Bazzelle admitted to obstructin­g government­al operations in failing to disclose contracts with a former lobbyist, Rusty Cranford, and a former state Department of Human Services auditor, Robin Raveendran. The two have pleaded guilty in a two-state federal investigat­ion into fraudulent Medicaid billing and public corruption.

The chief executive of now-closed New Beginnings, Bazzelle has agreed to pay a $500 fine, court costs and $5,000 restitutio­n, according to the plea agreement. She agreed to testify against “any defendant to whom she has knowledge,” according to the signed agreement.

Bazzelle, 46, of Benton pleaded guilty Monday in a virtual court appearance. She does not face prison time, her attorney said.

Both Cranford and Raveendran were former employees of Preferred Family Healthcare of Springfiel­d, Mo. With others, they “secretly helped Bazzelle turn New Beginnings into one of the state’s largest single site mental health providers,” according to a statement Tuesday by Attorney General Leslie Rutledge.
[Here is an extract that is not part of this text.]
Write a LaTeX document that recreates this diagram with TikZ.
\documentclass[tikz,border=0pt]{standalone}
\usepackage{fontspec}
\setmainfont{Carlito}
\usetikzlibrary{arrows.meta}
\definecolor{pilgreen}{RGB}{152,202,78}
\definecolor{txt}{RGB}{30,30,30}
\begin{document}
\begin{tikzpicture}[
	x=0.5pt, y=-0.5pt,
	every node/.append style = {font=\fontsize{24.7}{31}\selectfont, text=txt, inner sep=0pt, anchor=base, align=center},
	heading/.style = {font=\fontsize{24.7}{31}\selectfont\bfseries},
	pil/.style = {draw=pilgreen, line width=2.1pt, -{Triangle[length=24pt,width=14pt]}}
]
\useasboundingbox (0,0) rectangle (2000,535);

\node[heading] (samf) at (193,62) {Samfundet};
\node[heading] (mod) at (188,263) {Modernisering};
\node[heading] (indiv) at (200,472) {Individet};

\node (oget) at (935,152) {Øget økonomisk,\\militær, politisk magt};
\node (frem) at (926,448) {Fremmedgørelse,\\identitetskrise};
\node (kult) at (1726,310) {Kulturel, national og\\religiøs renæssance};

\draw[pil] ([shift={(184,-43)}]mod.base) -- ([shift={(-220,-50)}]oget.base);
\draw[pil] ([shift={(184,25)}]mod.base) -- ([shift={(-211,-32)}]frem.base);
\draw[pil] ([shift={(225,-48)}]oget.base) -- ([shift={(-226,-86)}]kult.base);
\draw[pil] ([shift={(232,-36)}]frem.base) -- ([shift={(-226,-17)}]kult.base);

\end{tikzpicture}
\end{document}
An attorney for Bazzelle, Jeffrey Rosenzweig, said Tuesday he believes her guilty plea to a single misdemeano­r was a resolution his client and the attorney general’s office “could live with.”

“Had this case gone to trial, we would have argued the defense of advice of counsel — counsel being Jeremy Hutchinson and people associated with Jeremy Hutchinson — and we believe that would have been a viable defense in light of the substantia­l amount of money Ms. Bazzelle paid for legal services,” Rosenzweig said.
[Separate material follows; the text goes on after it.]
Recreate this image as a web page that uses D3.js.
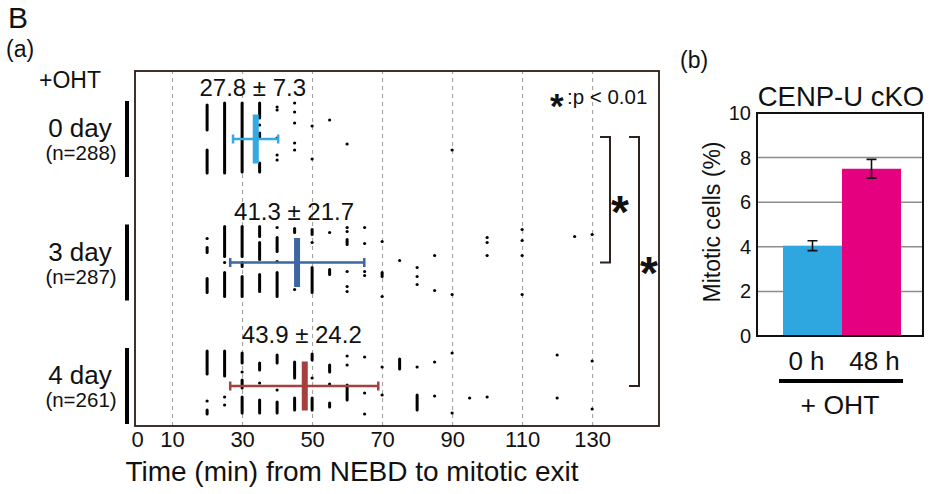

“The prosecutor realized the strength of that defense,” he said.

The for-profit New Beginnings operated in Little Rock and Cleveland County. It served roughly 1,000 clients, including several hundred public school students, before the state suspended New Beginnings from participat­ing in the Medicaid program after Bazzelle’s April 2019 arrest.
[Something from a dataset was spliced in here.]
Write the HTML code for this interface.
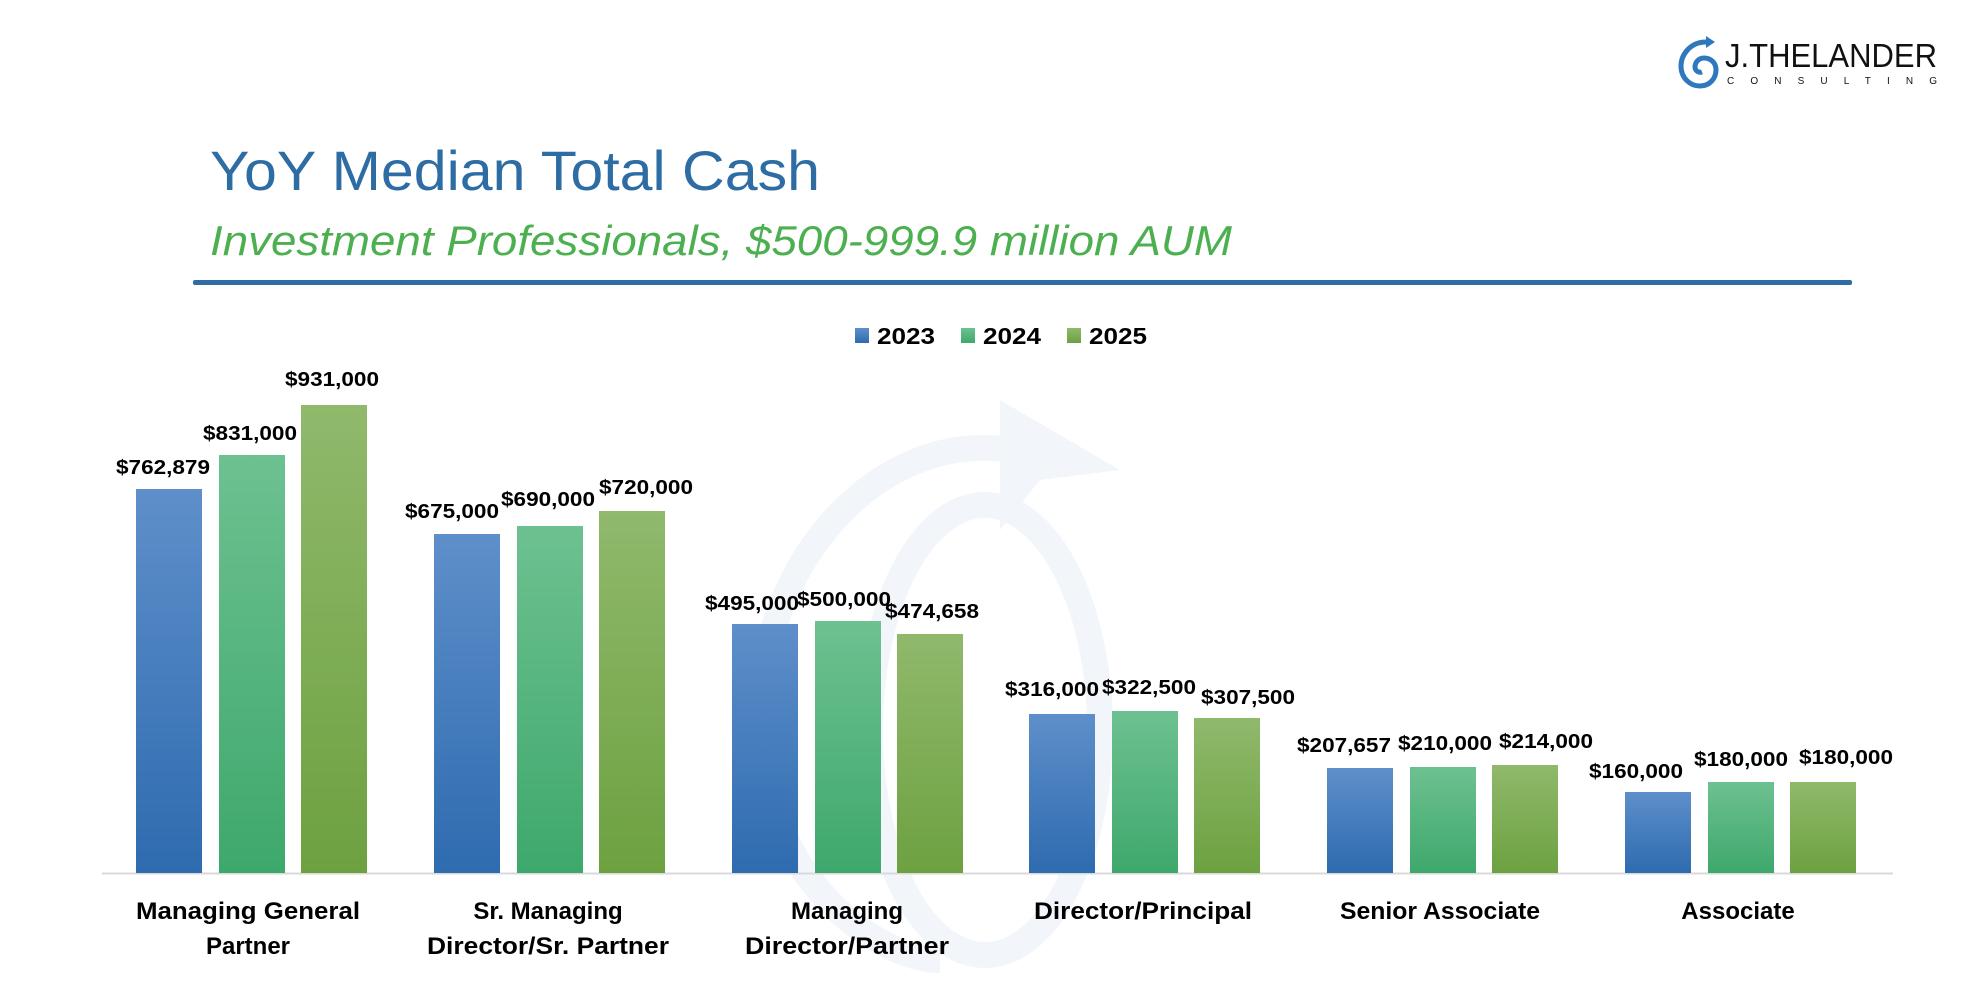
<!DOCTYPE html>
<html><head><meta charset="utf-8"><style>
html,body{margin:0;padding:0;background:#fff;}
svg{display:block;font-family:"Liberation Sans",sans-serif;}
.v{font-weight:bold;font-size:20px;fill:#000;text-anchor:middle;}
.c{font-weight:bold;font-size:24px;fill:#000;text-anchor:middle;}
</style></head><body>
<svg width="1984" height="1008" viewBox="0 0 1984 1008" xmlns="http://www.w3.org/2000/svg">
<defs>
<linearGradient id="gb" x1="0" y1="0" x2="0" y2="1"><stop offset="0" stop-color="#5E8FCA"/><stop offset="1" stop-color="#2E6BAF"/></linearGradient>
<linearGradient id="gg" x1="0" y1="0" x2="0" y2="1"><stop offset="0" stop-color="#6DC190"/><stop offset="1" stop-color="#3EA86C"/></linearGradient>
<linearGradient id="go" x1="0" y1="0" x2="0" y2="1"><stop offset="0" stop-color="#90B96C"/><stop offset="1" stop-color="#6DA140"/></linearGradient>
</defs>
<rect width="1984" height="1008" fill="#fff"/>
<!-- watermark -->
<g fill="none" stroke="#F2F6FA" stroke-width="26">
<path d="M1010 450 C880 430 760 560 760 720 C760 880 880 960 940 960"/>
<ellipse cx="985" cy="730" rx="115" ry="225"/>
</g>
<path d="M1000 400 L1120 470 L1040 480 L1000 530 Z" fill="#F2F6FA"/>
<!-- logo -->
<g fill="none" stroke="#2F78BE" stroke-width="5">
<path d="M1706 42 C1690 42 1681 55 1681 66 C1681 78 1690 86 1700 86 C1710 86 1716 78 1716 70 C1716 62 1710 58 1704 58 C1698 58 1695 63 1695 67 C1695 71 1699 73 1702 72"/>
</g>
<path d="M1706 36 L1715 42 L1706 48 Z" fill="#2F78BE"/>
<text x="1725" y="67" font-size="33" fill="#111" textLength="212" lengthAdjust="spacingAndGlyphs">J.THELANDER</text>
<text x="1727" y="84" font-size="10" fill="#111" textLength="210">CONSULTING</text>
<!-- titles -->
<text x="210" y="190" font-size="56" fill="#2E6DA4" textLength="610" lengthAdjust="spacingAndGlyphs">YoY Median Total Cash</text>
<text x="210" y="255" font-size="42" font-style="italic" fill="#4CAF50" textLength="1022" lengthAdjust="spacingAndGlyphs">Investment Professionals, $500-999.9 million AUM</text>
<rect x="193" y="280" width="1659" height="5" rx="2" fill="#2E6DA4"/>
<!-- legend -->
<rect x="855" y="328" width="14" height="15" fill="url(#gb)"/>
<text x="877" y="344" font-size="23" font-weight="bold" textLength="58" lengthAdjust="spacingAndGlyphs">2023</text>
<rect x="961" y="328" width="14" height="15" fill="url(#gg)"/>
<text x="983" y="344" font-size="23" font-weight="bold" textLength="58" lengthAdjust="spacingAndGlyphs">2024</text>
<rect x="1067" y="328" width="14" height="15" fill="url(#go)"/>
<text x="1089" y="344" font-size="23" font-weight="bold" textLength="58" lengthAdjust="spacingAndGlyphs">2025</text>
<!-- axis -->
<line x1="102" y1="873.5" x2="1893" y2="873.5" stroke="#D9D9D9" stroke-width="2"/>
<!-- bars -->
<g>
<rect x="136" y="489" width="66" height="384" fill="url(#gb)"/>
<rect x="219" y="455" width="66" height="418" fill="url(#gg)"/>
<rect x="301" y="405" width="66" height="468" fill="url(#go)"/>
<rect x="434" y="534" width="66" height="339" fill="url(#gb)"/>
<rect x="517" y="526" width="66" height="347" fill="url(#gg)"/>
<rect x="599" y="511" width="66" height="362" fill="url(#go)"/>
<rect x="732" y="624" width="66" height="249" fill="url(#gb)"/>
<rect x="815" y="621" width="66" height="252" fill="url(#gg)"/>
<rect x="897" y="634" width="66" height="239" fill="url(#go)"/>
<rect x="1029" y="714" width="66" height="159" fill="url(#gb)"/>
<rect x="1112" y="711" width="66" height="162" fill="url(#gg)"/>
<rect x="1194" y="718" width="66" height="155" fill="url(#go)"/>
<rect x="1327" y="768" width="66" height="105" fill="url(#gb)"/>
<rect x="1410" y="767" width="66" height="106" fill="url(#gg)"/>
<rect x="1492" y="765" width="66" height="108" fill="url(#go)"/>
<rect x="1625" y="792" width="66" height="81" fill="url(#gb)"/>
<rect x="1708" y="782" width="66" height="91" fill="url(#gg)"/>
<rect x="1790" y="782" width="66" height="91" fill="url(#go)"/>
</g>
<!-- value labels -->
<g>
<text class="v" x="163" y="474" textLength="94" lengthAdjust="spacingAndGlyphs">$762,879</text>
<text class="v" x="250" y="440" textLength="94" lengthAdjust="spacingAndGlyphs">$831,000</text>
<text class="v" x="332" y="386" textLength="94" lengthAdjust="spacingAndGlyphs">$931,000</text>
<text class="v" x="452" y="518" textLength="94" lengthAdjust="spacingAndGlyphs">$675,000</text>
<text class="v" x="548" y="506" textLength="94" lengthAdjust="spacingAndGlyphs">$690,000</text>
<text class="v" x="646" y="494" textLength="94" lengthAdjust="spacingAndGlyphs">$720,000</text>
<text class="v" x="752" y="610" textLength="94" lengthAdjust="spacingAndGlyphs">$495,000</text>
<text class="v" x="844" y="606" textLength="94" lengthAdjust="spacingAndGlyphs">$500,000</text>
<text class="v" x="932" y="618" textLength="94" lengthAdjust="spacingAndGlyphs">$474,658</text>
<text class="v" x="1052" y="696" textLength="94" lengthAdjust="spacingAndGlyphs">$316,000</text>
<text class="v" x="1149" y="694" textLength="94" lengthAdjust="spacingAndGlyphs">$322,500</text>
<text class="v" x="1248" y="704" textLength="94" lengthAdjust="spacingAndGlyphs">$307,500</text>
<text class="v" x="1344" y="752" textLength="94" lengthAdjust="spacingAndGlyphs">$207,657</text>
<text class="v" x="1445" y="750" textLength="94" lengthAdjust="spacingAndGlyphs">$210,000</text>
<text class="v" x="1546" y="748" textLength="94" lengthAdjust="spacingAndGlyphs">$214,000</text>
<text class="v" x="1636" y="778" textLength="94" lengthAdjust="spacingAndGlyphs">$160,000</text>
<text class="v" x="1741" y="766" textLength="94" lengthAdjust="spacingAndGlyphs">$180,000</text>
<text class="v" x="1846" y="764" textLength="94" lengthAdjust="spacingAndGlyphs">$180,000</text>
</g>
<!-- category labels -->
<text class="c" x="248" y="919" textLength="224" lengthAdjust="spacingAndGlyphs">Managing General</text>
<text class="c" x="248" y="954">Partner</text>
<text class="c" x="548" y="919">Sr. Managing</text>
<text class="c" x="548" y="954" textLength="242" lengthAdjust="spacingAndGlyphs">Director/Sr. Partner</text>
<text class="c" x="847" y="919">Managing</text>
<text class="c" x="847" y="954" textLength="204" lengthAdjust="spacingAndGlyphs">Director/Partner</text>
<text class="c" x="1143" y="919" textLength="218" lengthAdjust="spacingAndGlyphs">Director/Principal</text>
<text class="c" x="1440" y="919" textLength="200" lengthAdjust="spacingAndGlyphs">Senior Associate</text>
<text class="c" x="1738" y="919">Associate</text>
</svg>
</body></html>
The attorney general’s office initially charged her with felony Medicaid fraud and attempted tax evasion, later tacking on a misdemeano­r of lying to authoritie­s despite promising to cooperate.

A former governor’s appointee to the state board that regulates and licenses counselors and therapists, Bazzelle’s formation of New Beginnings in 2010 made her the only woman and only Black person to solely own a Medicaid-enrolled behavioral-health company in Arkansas at the time, according to a 2017 Arkansas Business profile.

At the time, Arkansas was in the midst of what became a 10-year statewide moratorium on new Medicaid-funded mental-health clinics.

Officials imposed the ban in 2008 during exorbitant growth in spending on the so-called Rehabilita­tive Services for Persons with Mental Illness program, sometimes abbreviate­d RSPMI.

Documents charging Bazzelle in 2019 called the program’s rules “flawed” and said Human Services Department “leaders of 2008-2013 did not seem to understand the problem with the implementa­tion of the RSPMI program …”

The Arkansas Democrat-Gazette examined the moratorium in depth for an article in 2018. The newspaper found that state officials repeatedly extended what was initially designed as a one-year freeze because they were unable to fix what they viewed as a flawed program.

Because the policy blocked new providers, it slowed growth in Medicaid spending. But it did not address the fundamenta­l problems that made the system susceptibl­e to abuse, making the program profitable for firms such as Preferred Family, the newspaper reported.

Cranford, whom repeatedly lobbied to keep the ban in place, helped Bazzelle circumvent the freeze on two occasions, according to the 2019 charging documents.

Cranford, Raveendran, Bazzelle and an unidentifi­ed fourth person “manipulate­d the moratorium rules” both when setting up New Beginnings in 2010 and when opening a new clinic near Pine Bluff in 2016, an affidavit supporting her arrest alleged.

New Beginnings billed $25.5 million to Medicaid for outpatient mental-health treatment from fiscal 2011-18, state data shows. Its annual billings increased each year beginning in fiscal 2013, from $1.6 million that year to $5.8 million in 2018.